Before the recent presidential elections, Morocco sought to improve relations with the new Algerian government but so far, with the new president in power, the hostility between the two nations will apparently continue.

Algeria has been a threat to Morocco in the past but during the last few years have been sharing concerns about growing problems with Islamic terrorists and criminal activity in these refugee camps. In early 2018 Algeria assured Morocco and the UN that it no longer had anything to do with Polisario, a group of Moroccan terrorists that Algeria helped create decades ago. But soon after that concern was expressed an Algerian Air Force transport crashed on takeoff and among the 257 dead were 26 Polisario members. The transport was taking off from a base near the Algerian capital carrying mainly military personnel. This was more than an embarrassment, it confirmed the accusations that Algeria could not be trusted when it came to Polisario, and perhaps other matters as well. For example, Algeria is one of the few Sunni majority Arab countries that supports the Syrian Assad government.

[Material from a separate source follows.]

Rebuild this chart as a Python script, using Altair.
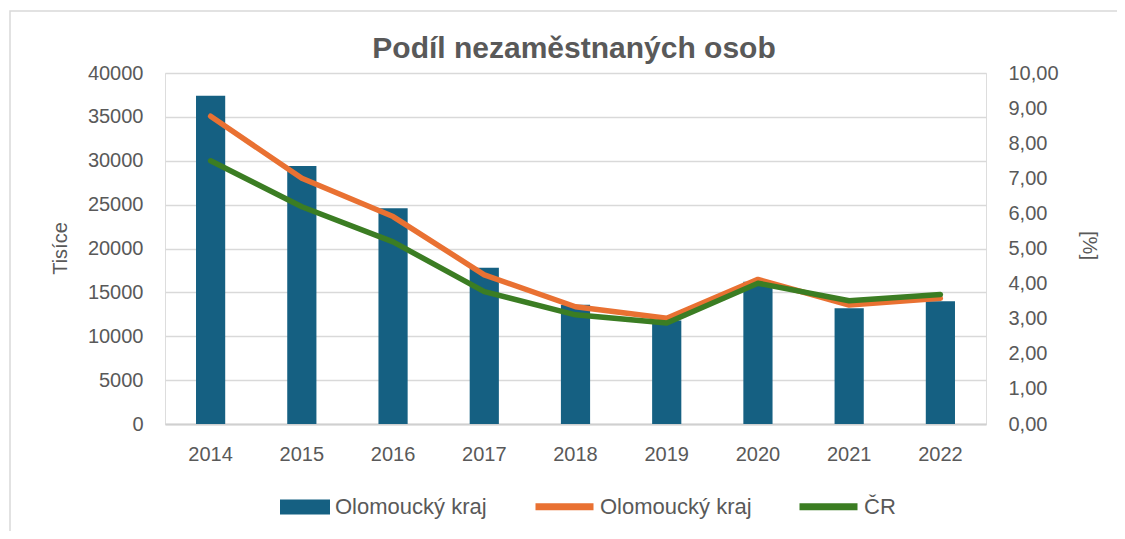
import altair as alt
import pandas as pd

years = ["2014", "2015", "2016", "2017", "2018", "2019", "2020", "2021", "2022"]
uchazeci = [37400, 29400, 24600, 17800, 13600, 11800, 16200, 13200, 14000]
podil_olo = [8.77, 7.00, 5.91, 4.25, 3.34, 3.01, 4.12, 3.39, 3.58]
podil_cr = [7.50, 6.19, 5.19, 3.77, 3.11, 2.88, 4.01, 3.51, 3.69]
left_ticks = [0, 5000, 10000, 15000, 20000, 25000, 30000, 35000, 40000]
right_ticks = [0, 1, 2, 3, 4, 5, 6, 7, 8, 9, 10]
title_text = ["Podíl nezaměstnaných osob"]

bar_label = "Olomoucký kraj"
line_keys = ["olo", "cr"]
line_colors = ["#E97132", "#3B7D23"]
bar_color = "#156082"
text_color = "#595959"
font = "Liberation Sans"

bars_df = pd.DataFrame({"rok": years, "pocet": uchazeci, "label": [bar_label] * len(years)})
lines_df = pd.DataFrame({
    "rok": years * 2,
    "podil": podil_olo + podil_cr,
    "serie": ["olo"] * len(years) + ["cr"] * len(years),
})
title_df = pd.DataFrame({"t": title_text})

x_enc = alt.X("rok:N", sort=years, title=None,
              scale=alt.Scale(paddingInner=0.68, paddingOuter=0.34),
              axis=alt.Axis(labelAngle=0, labelFont=font, labelFontSize=20, labelColor=text_color,
                            labelPadding=20, ticks=False, domainColor="#d0d0d0", domainWidth=2,
                            grid=False))

bars = alt.Chart(bars_df).mark_bar(color=bar_color).encode(
    x=x_enc,
    y=alt.Y("pocet:Q", scale=alt.Scale(domain=[0, 40000]),
            axis=alt.Axis(title="Tisíce", values=left_ticks, format="d", orient="left",
                          labelFont=font, labelFontSize=20, labelColor=text_color,
                          labelPadding=22, ticks=False, domain=False,
                          gridColor="#d9d9d9", gridWidth=1.5,
                          titleFont=font, titleFontSize=20, titleColor=text_color,
                          titleFontWeight="normal", titleAngle=-90, titleX=-105, titleY=175,
                          titleAlign="center", titleBaseline="middle")),
    fill=alt.Fill("label:N", scale=alt.Scale(domain=[bar_label], range=[bar_color]),
                  legend=alt.Legend(orient="none", legendX=115, legendY=409, title=None,
                                    direction="horizontal", padding=0,
                                    symbolType="M-1,-0.3H1V0.3H-1Z", symbolSize=2500,
                                    symbolStrokeWidth=0, symbolOpacity=1,
                                    labelFont=font, labelFontSize=22, labelColor=text_color,
                                    labelOffset=5)),
)

lines = alt.Chart(lines_df).mark_line(strokeWidth=5.5, strokeCap="round", strokeJoin="round").encode(
    x=alt.X("rok:N", sort=years),
    y=alt.Y("podil:Q", scale=alt.Scale(domain=[0, 10]),
            axis=alt.Axis(title="[%]", values=right_ticks, orient="right",
                          labelExpr="replace(format(datum.value, '.2f'), '.', ',')",
                          labelFont=font, labelFontSize=20, labelColor=text_color,
                          labelPadding=22, ticks=False, domain=False, grid=False,
                          titleFont=font, titleFontSize=20, titleColor=text_color,
                          titleFontWeight="normal", titleAngle=90, titleX=102, titleY=172,
                          titleAlign="center", titleBaseline="middle")),
    stroke=alt.Stroke("serie:N", scale=alt.Scale(domain=line_keys, range=line_colors),
                      legend=alt.Legend(orient="none", legendX=367, legendY=401, title=None,
                                        direction="horizontal", padding=0,
                                        symbolType="stroke", symbolSize=3364, symbolStrokeWidth=7,
                                        symbolOpacity=1, columnPadding=33,
                                        labelExpr="datum.value == 'olo' ? 'Olomoucký kraj' : 'ČR'",
                                        labelFont=font, labelFontSize=22, labelColor=text_color,
                                        labelOffset=3)),
    order=alt.Order("serie:N", sort="descending"),
)

frame = alt.Chart(pd.DataFrame({"a": [0]})).mark_rect(
    fill=None, stroke="#d9d9d9", strokeWidth=1.5
).encode(x=alt.value(-155), x2=alt.value(975), y=alt.value(-62), y2=alt.value(480))

title = alt.Chart(title_df).mark_text(
    font=font, fontSize=30, fontWeight="bold", color=text_color,
    align="center", baseline="alphabetic"
).encode(text="t:N", x=alt.value(409), y=alt.value(-15))

chart = alt.layer(frame, bars, lines, title).resolve_scale(
    y="independent", fill="independent", stroke="independent"
).properties(
    width=821, height=351,
    autosize=alt.AutoSizeParams(type="none"),
    padding={"left": 157, "top": 65, "right": 131, "bottom": 107},
).configure_view(stroke=None).configure(background="white")

chart.save("out.html", embed_options={"renderer": "svg", "actions": False})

Morocco hoped there might be some changes in Algerian attitudes but that does not appear to be happening when it comes to Polisario despite the threat these Moroccan separatists now pose for both Algeria and Morocco.

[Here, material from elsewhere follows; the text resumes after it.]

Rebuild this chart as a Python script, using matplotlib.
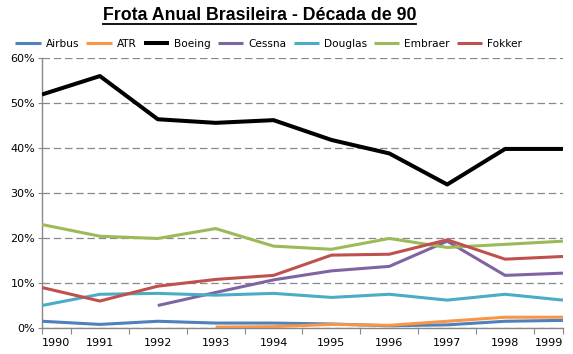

December 28, 2019: The new president ordered the release of 70 people who had been arrested or prosecuted for demonstrating or reporting on the demonstrations.

December 23, 2019: General Ahmed Salah, the military supreme commander who persuaded long-time president Bouteflika to resign last April, died of natural causes; a heart attack. Salah was thought to be in reasonably good health for a man of 79. At that age reasonably good is often not good enough. He was buried two days later and left the newly elected president with one less potential obstacle to the fundamental political changes most Algerians want. Salah’s successor, Said Chengriha, was appointed by the new president and is seen as loyal to the goals of the new government.

December 12, 2019: Former prime minister Abdelmadjid Tebboune was elected president. He had served under president Bouteflika as a prime minister, for three months, in 2017. Bouteflika dismissed him because Tebboune, who had served in Bouteflika government 15-20 years ago the two had moved apart on how Algeria should be governed. This gave Tebboune enough credibility in the presidential elections to win against four other candidates and get 58 percent of the vote. Only 40 percent of potential voters participated. So far he had made the right moves, at least according to the diminishing number of weekly protestors calling for a truly democratic and just government. The protestors had dismissed the elections as an effort by the Bouteflika era establishment to retain their power and corrupt practices. That may still be true but so far Tebboune seems to be siding with the protestors. He took office on December 19th.